LISP has a long distinguished history and is the second oldest high level programming language in use today. My interest in this language led me to create a version for the Parellella board. The starting point was a blog post on the parallella forum discussing how much LISP could fit on the board. In trying to answer this question for myself, I came across numerous references to John McCarthy’s paper, "A Micro-Manual for Lisp - not the whole Truth" and decided to start there. The result is a small implementation of lisp which has minimal garbage collection but does run on the Parallella 16 board.

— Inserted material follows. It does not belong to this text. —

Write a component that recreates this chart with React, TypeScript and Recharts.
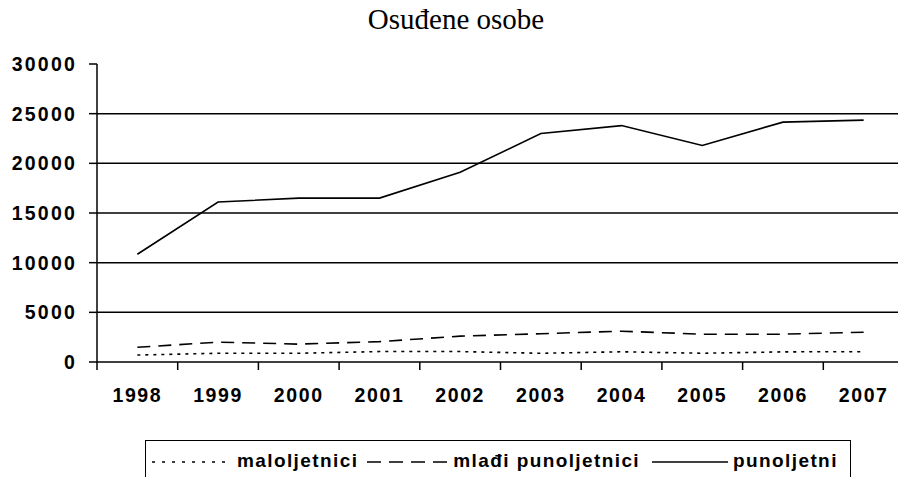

So how many primitives does one need to implement a turing complete version of LISP. Well, according to John McCathy’s original paper just 10:

  1. (quote expr) - expr
  2. (car l) - the head of the list - (car (quote (1 2 3))) = 1
  3. (cdr l) - the tail of the list - (cdr (quote (1 2 3))) = (2 3)
  4. (cons expr1 expr2) - cons constructs lists and is the inverse of car and cdr - (cons (quote a) (quote (b c))) = (a b c)
  5. (equal symbol1 symbol2) - T if symbol1 = symbol2 - (equal (car (quote (a b))) (quote a)) = true (t)
  6. (atom expr) - T if expr is a symbol (atom)
  7. (cond (predicate_1 expr_1) ... (predicate_n expr_n)) - the value of expr_i when predicate_i is true - (cond ((atom (quote a)) (quote b)) ((quote t) (quote c))) = b.
  8. (label x 1) - 1 is assigned to x
  9. (label ff (lambda (x y) (cons (car x) y))) - defines the function ff - (ff '(a b) (cdr '(c d))) = (a d)
  10. (eval expr env) - Evaluate an expression within the current environment

The additional primitives added by me are:

  1. nilp
  2. append
  3. concat
  4. loop
  5. block
  6. progn
  7. if
  8. define
  9. ldefine
  10. print
  11. terpri
  12. <
  13. >
  14. +
  15. -
  16. /
  17. *
  18. =

The extra functions are for printing, looping, block processing, list processing and integer arithmetic.

The code isn’t documented because I intend to do that with a series of blog posts over the next few months or so. This being the first.

Because I was concentrating on writing the code I didn't really check that everything works as expected. I'll be doing this over the next few months as I add error checking. The code and examples I've released work OK so only minor changes are probably needed, which is good because I'm running out of space!